# Start of SOURCE DATA
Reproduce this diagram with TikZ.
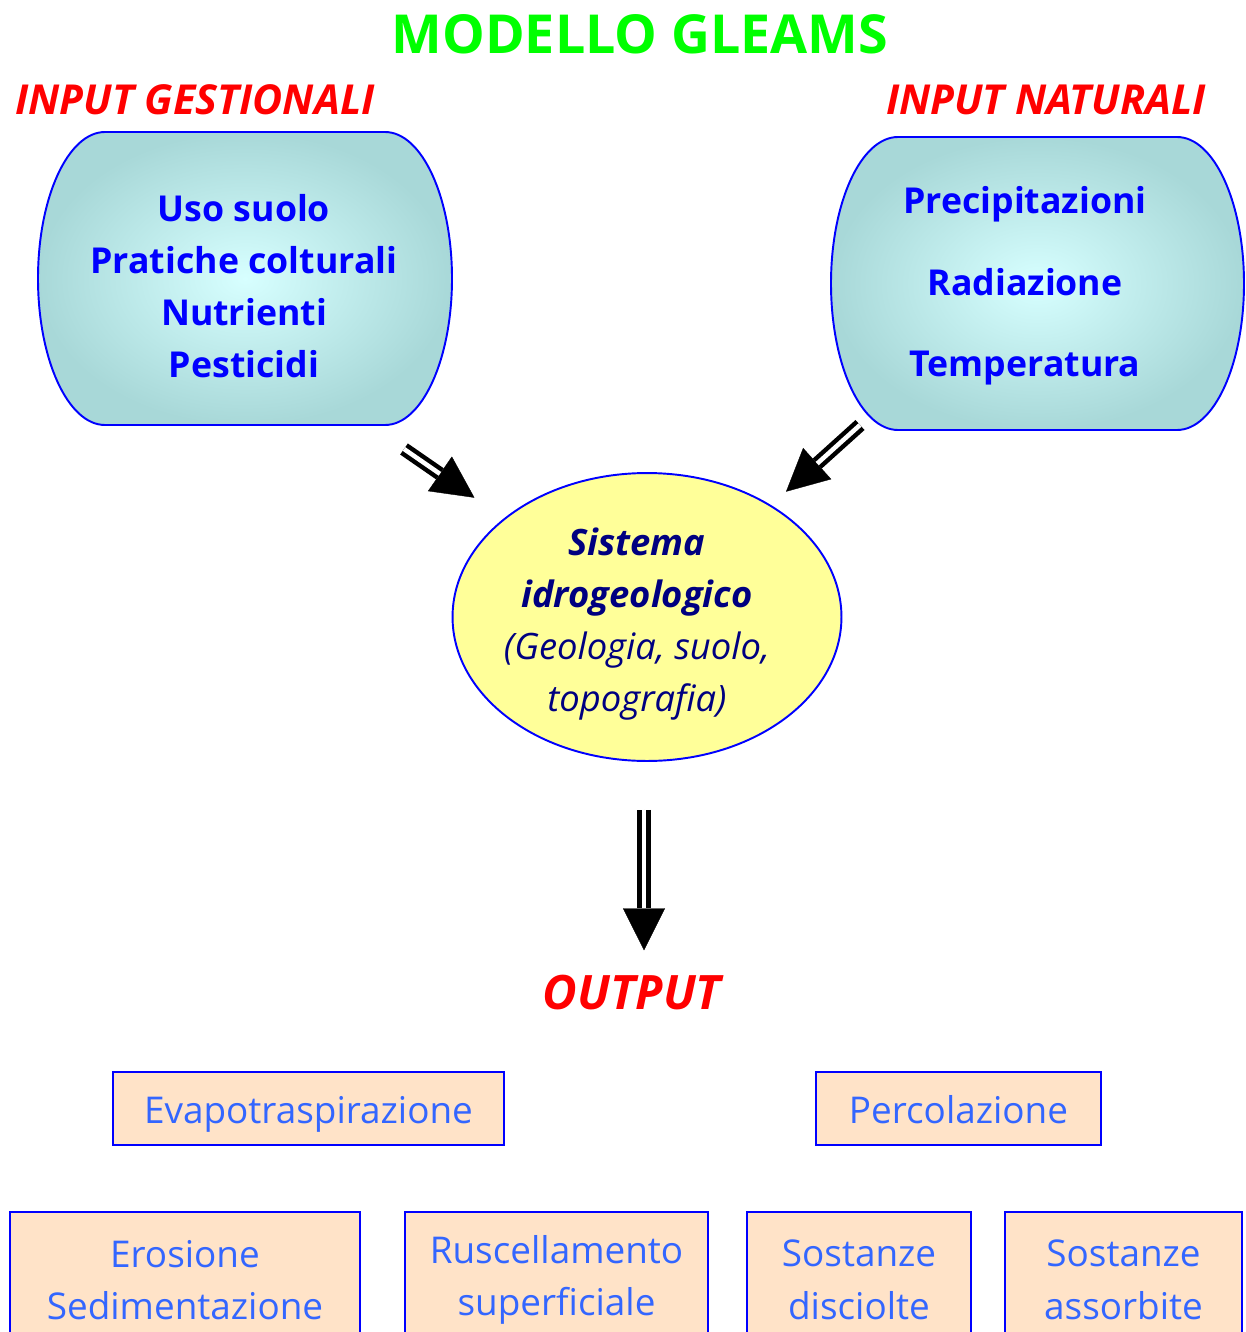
\documentclass[tikz,border=0pt]{standalone}
\usepackage{fontspec}
\setmainfont{Open Sans}
\usetikzlibrary{arrows.meta,calc,shapes.geometric}

\definecolor{titlegreen}{RGB}{0,255,0}
\definecolor{inred}{RGB}{255,0,0}
\definecolor{boxblue}{RGB}{0,0,255}
\definecolor{cyanin}{RGB}{215,255,255}
\definecolor{cyanout}{RGB}{168,216,216}
\definecolor{lemon}{RGB}{255,255,153}
\definecolor{navytext}{RGB}{0,0,128}
\definecolor{peach}{RGB}{255,227,200}
\definecolor{outblue}{RGB}{51,102,255}

\tikzset{
    gleams title/.style={
      font=\fontsize{30.6}{30.6}\selectfont\bfseries,
      text=titlegreen
    },
    input label/.style={
      font=\fontsize{23.5}{23.5}\selectfont\bfseries\itshape,
      text=inred
    },
    input shape/.style={
      draw=boxblue,
      line width=1.1pt,
      inner color=cyanin,
      outer color=cyanout
    },
    input text/.style={
      font=\fontsize{20.3}{29.5}\selectfont\bfseries,
      text=boxblue,
      align=center
    },
    system ellipse/.style={
      ellipse,
      draw=boxblue,
      line width=1.1pt,
      fill=lemon,
      minimum width=7.78cm,
      minimum height=5.76cm,
      inner sep=0pt
    },
    system text/.style={
      font=\fontsize{20.7}{29.5}\selectfont\itshape,
      text=navytext,
      align=center
    },
    output box/.style={
      draw=boxblue,
      line width=1.1pt,
      fill=peach,
      minimum height=1.46cm,
      inner sep=0pt,
      font=\fontsize{21}{30}\selectfont,
      text=outblue,
      align=center
    },
    single line/.style={
      text height=0.76cm,
      text depth=0.18cm
    },
    fat shaft/.style={
      draw=black,
      line width=0.09cm,
      double=white,
      double distance=0.09cm
    },
    fat head/.style={
      draw=black,
      line width=0.2pt,
      -{Triangle[length=0.84cm,width=0.84cm]}
    }
  }

\begin{document}
\begin{tikzpicture}[x=0.02cm,y=-0.02cm]
      \useasboundingbox (0,0) rectangle (1246,1332);

      % titolo
      \node[gleams title] (title) at (640,34) {MODELLO GLEAMS};
      \node[input label] (gestlabel) at (195,100) {INPUT GESTIONALI};
      \node[input label] (natulabel) at (1046,100) {INPUT NATURALI};

      % input
      \shadedraw[input shape] (105,132) -- (385,132)
        arc[start angle=-90, end angle=90, x radius=67, y radius=146.5]
        -- (105,425)
        arc[start angle=90, end angle=270, x radius=67, y radius=146.5] -- cycle;
      \shadedraw[input shape] (898,137) -- (1177,137)
        arc[start angle=-90, end angle=90, x radius=67, y radius=146.5]
        -- (898,430)
        arc[start angle=90, end angle=270, x radius=67, y radius=146.5] -- cycle;
      \node[input text] (gest) at (244,286)
        {Uso suolo\\Pratiche colturali\\Nutrienti\\Pesticidi};
      \node[input text, font=\fontsize{20.3}{46.5}\selectfont\bfseries] (natu) at (1025,286)
        {Precipitazioni\\Radiazione\\Temperatura};

      % sistema
      \node[system ellipse] (sys) at (647,617) {};
      \node[system text] (systext) at (637,624)
        {\textbf{Sistema}\\\textbf{idrogeologico}\\(Geologia, suolo,\\topografia)};

      % output
      \node[input label, font=\fontsize{27}{27}\selectfont\bfseries\itshape] (out) at (632,993) {OUTPUT};
      \node[output box, single line, minimum width=7.82cm] (evapo) at (308.5,1108.5) {Evapotraspirazione};
      \node[output box, single line, minimum width=5.7cm] (perco) at (958.5,1108.5) {Percolazione};
      \node[output box, minimum width=7cm, minimum height=2.72cm] (erosione) at (185,1280)
        {Erosione\\Sedimentazione};
      \node[output box, minimum width=6.06cm, minimum height=2.72cm] (rusc) at (556.5,1280)
        {Ruscellamento\\superficiale};
      \node[output box, minimum width=4.48cm, minimum height=2.72cm] (disc) at (859,1280)
        {Sostanze\\disciolte};
      \node[output box, minimum width=4.74cm, minimum height=2.72cm] (assorb) at (1123.5,1280)
        {Sostanze\\assorbite};

      % frecce
      \coordinate (gestarrow) at (404,449);
      \coordinate (natuarrow) at (860,425);
      \draw[fat head, shorten >=0.72cm] (gestarrow) -- (sys);
      \draw[fat shaft, shorten >=1.56cm] (gestarrow) -- (sys);
      \draw[fat head, shorten >=0.4cm] (natuarrow) -- (sys);
      \draw[fat shaft, shorten >=1.24cm] (natuarrow) -- (sys);
      \draw[fat head, shorten <=0.96cm, shorten >=0.38cm] ([xshift=-0.06cm]sys.south) -- ([xshift=-0.06cm]sys.south |- out.north);
      \draw[fat shaft, shorten <=0.96cm, shorten >=1.22cm] ([xshift=-0.06cm]sys.south) -- ([xshift=-0.06cm]sys.south |- out.north);
    \end{tikzpicture}
\end{document}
# End of SOURCE DATA
WHAT IS EXPECTED
Repeat the material above word for word, please, apart from its images.

OUTPUT FOR THIS TASK
Reproduce this diagram with TikZ.
\documentclass[tikz,border=0pt]{standalone}
\usepackage{fontspec}
\setmainfont{Open Sans}
\usetikzlibrary{arrows.meta,calc,shapes.geometric}

\definecolor{titlegreen}{RGB}{0,255,0}
\definecolor{inred}{RGB}{255,0,0}
\definecolor{boxblue}{RGB}{0,0,255}
\definecolor{cyanin}{RGB}{215,255,255}
\definecolor{cyanout}{RGB}{168,216,216}
\definecolor{lemon}{RGB}{255,255,153}
\definecolor{navytext}{RGB}{0,0,128}
\definecolor{peach}{RGB}{255,227,200}
\definecolor{outblue}{RGB}{51,102,255}

\tikzset{
    gleams title/.style={
      font=\fontsize{30.6}{30.6}\selectfont\bfseries,
      text=titlegreen
    },
    input label/.style={
      font=\fontsize{23.5}{23.5}\selectfont\bfseries\itshape,
      text=inred
    },
    input shape/.style={
      draw=boxblue,
      line width=1.1pt,
      inner color=cyanin,
      outer color=cyanout
    },
    input text/.style={
      font=\fontsize{20.3}{29.5}\selectfont\bfseries,
      text=boxblue,
      align=center
    },
    system ellipse/.style={
      ellipse,
      draw=boxblue,
      line width=1.1pt,
      fill=lemon,
      minimum width=7.78cm,
      minimum height=5.76cm,
      inner sep=0pt
    },
    system text/.style={
      font=\fontsize{20.7}{29.5}\selectfont\itshape,
      text=navytext,
      align=center
    },
    output box/.style={
      draw=boxblue,
      line width=1.1pt,
      fill=peach,
      minimum height=1.46cm,
      inner sep=0pt,
      font=\fontsize{21}{30}\selectfont,
      text=outblue,
      align=center
    },
    single line/.style={
      text height=0.76cm,
      text depth=0.18cm
    },
    fat shaft/.style={
      draw=black,
      line width=0.09cm,
      double=white,
      double distance=0.09cm
    },
    fat head/.style={
      draw=black,
      line width=0.2pt,
      -{Triangle[length=0.84cm,width=0.84cm]}
    }
  }

\begin{document}
\begin{tikzpicture}[x=0.02cm,y=-0.02cm]
      \useasboundingbox (0,0) rectangle (1246,1332);

      % titolo
      \node[gleams title] (title) at (640,34) {MODELLO GLEAMS};
      \node[input label] (gestlabel) at (195,100) {INPUT GESTIONALI};
      \node[input label] (natulabel) at (1046,100) {INPUT NATURALI};

      % input
      \shadedraw[input shape] (105,132) -- (385,132)
        arc[start angle=-90, end angle=90, x radius=67, y radius=146.5]
        -- (105,425)
        arc[start angle=90, end angle=270, x radius=67, y radius=146.5] -- cycle;
      \shadedraw[input shape] (898,137) -- (1177,137)
        arc[start angle=-90, end angle=90, x radius=67, y radius=146.5]
        -- (898,430)
        arc[start angle=90, end angle=270, x radius=67, y radius=146.5] -- cycle;
      \node[input text] (gest) at (244,286)
        {Uso suolo\\Pratiche colturali\\Nutrienti\\Pesticidi};
      \node[input text, font=\fontsize{20.3}{46.5}\selectfont\bfseries] (natu) at (1025,286)
        {Precipitazioni\\Radiazione\\Temperatura};

      % sistema
      \node[system ellipse] (sys) at (647,617) {};
      \node[system text] (systext) at (637,624)
        {\textbf{Sistema}\\\textbf{idrogeologico}\\(Geologia, suolo,\\topografia)};

      % output
      \node[input label, font=\fontsize{27}{27}\selectfont\bfseries\itshape] (out) at (632,993) {OUTPUT};
      \node[output box, single line, minimum width=7.82cm] (evapo) at (308.5,1108.5) {Evapotraspirazione};
      \node[output box, single line, minimum width=5.7cm] (perco) at (958.5,1108.5) {Percolazione};
      \node[output box, minimum width=7cm, minimum height=2.72cm] (erosione) at (185,1280)
        {Erosione\\Sedimentazione};
      \node[output box, minimum width=6.06cm, minimum height=2.72cm] (rusc) at (556.5,1280)
        {Ruscellamento\\superficiale};
      \node[output box, minimum width=4.48cm, minimum height=2.72cm] (disc) at (859,1280)
        {Sostanze\\disciolte};
      \node[output box, minimum width=4.74cm, minimum height=2.72cm] (assorb) at (1123.5,1280)
        {Sostanze\\assorbite};

      % frecce
      \coordinate (gestarrow) at (404,449);
      \coordinate (natuarrow) at (860,425);
      \draw[fat head, shorten >=0.72cm] (gestarrow) -- (sys);
      \draw[fat shaft, shorten >=1.56cm] (gestarrow) -- (sys);
      \draw[fat head, shorten >=0.4cm] (natuarrow) -- (sys);
      \draw[fat shaft, shorten >=1.24cm] (natuarrow) -- (sys);
      \draw[fat head, shorten <=0.96cm, shorten >=0.38cm] ([xshift=-0.06cm]sys.south) -- ([xshift=-0.06cm]sys.south |- out.north);
      \draw[fat shaft, shorten <=0.96cm, shorten >=1.22cm] ([xshift=-0.06cm]sys.south) -- ([xshift=-0.06cm]sys.south |- out.north);
    \end{tikzpicture}
\end{document}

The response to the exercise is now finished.